When the war expenditures of the Government became so great that they could not be met by any means of raising the revenue, three different issues of war bonds were launched and the bulk sold right here in Canada. The third which ran to $418,000,000 was largely subscribed in comparatively small lots by the citizens of the country. This fall a new loan will be launched, probably for $500,000,000 and again it will be placed before the people atlarge. That it will be a success no one doubts. Despite the fact that the people of this country, who were not bond buyers at all before the war, have already

subscribed $760,000,000 for war purposes, they are going to find half a billion* dollars this fall to accelerate the downfall of Kaiserism.

This means an increase in our wealth of $200 per head in addition to the larger volume of savings carried in the bank which runs, as shown before, to an average of $120 per head. When the war ends, it will leave Canada in a condition of unprecedented prosperity.

So much for the past. Business has weathered all war storms and business men regard with more or less equanimity the possibility of still further shocks. Whatever readjustments are necessary the industrial world will wag on and the motto will continue to be not “business as usual” but “better business than usual.”

But what of the future; what of that trying period that will follow the signing of peace? No man would dare to predict what will come to pass when the nations lay down their arms and the men get back to productive work again. The world may face a period of stark depression, a period of uncertainty and readjustment or, on the other hand, the need for restocking the world may serve to bridge things over with a minimum of loss. But one thing is certain; Canada will face the period of readjustment with a better reserve than ever before. There will be few families indeed in the whole broad Dominion without a bigger bank balance than before. Liabilities have been reduced, mortgages lifted, deficits removed. As already shown bank savings have increased and at least a billion dollars worth of high interest-bearing war bonds will be distributed in more or less small denominations all along the line. Most business concerns will be in sound condition.

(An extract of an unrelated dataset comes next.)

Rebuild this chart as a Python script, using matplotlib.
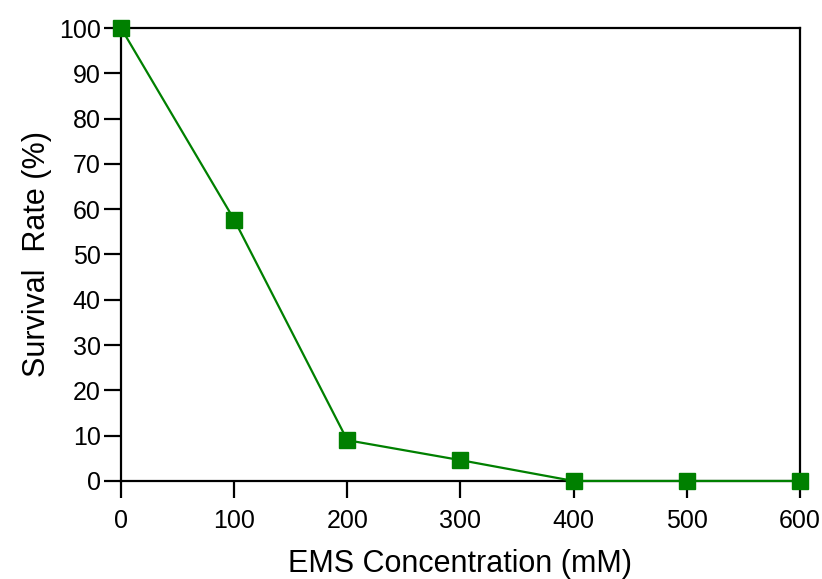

Canada will, therefore, enter upon the period of peace well equipped to face any conditions that may arise. This is an important consideration. It is becoming clearer, however, that the difficulties of the situation will not be as great as was at first feared. No longer do business men fear the possibility of a sudden collapse. Prices, for instance, cannot drop out of sight over night. Food is going to be scarce for at least two years after the pact is signed and the demobilization of armies begins. At the start it will be so scarce that the nations will find their gravest problem to be the outpacing of starvation. It follows that food prices will continue high and that the present prosperous position of the farmers will be maintained. Can business become bad while the agricultural section is doing well? Precedent says no, most emphatically. Shortages will have to be made up also in practically all lines—metals, raw materials, manufactured goods, with the need for rebuilding parts of France, Belgium, Italy and—God willing—Germany and Austria, and the ever increasing scarcity of all manner of supplies it may be that the first years of peace will be prosperous years, consensus of opinion is that in Canada, at least, business will be good.

When we have withstood the shocks of war so well, why need we fear the uncertainties of peace?

•Using the word in the American sense to mean one thousand million.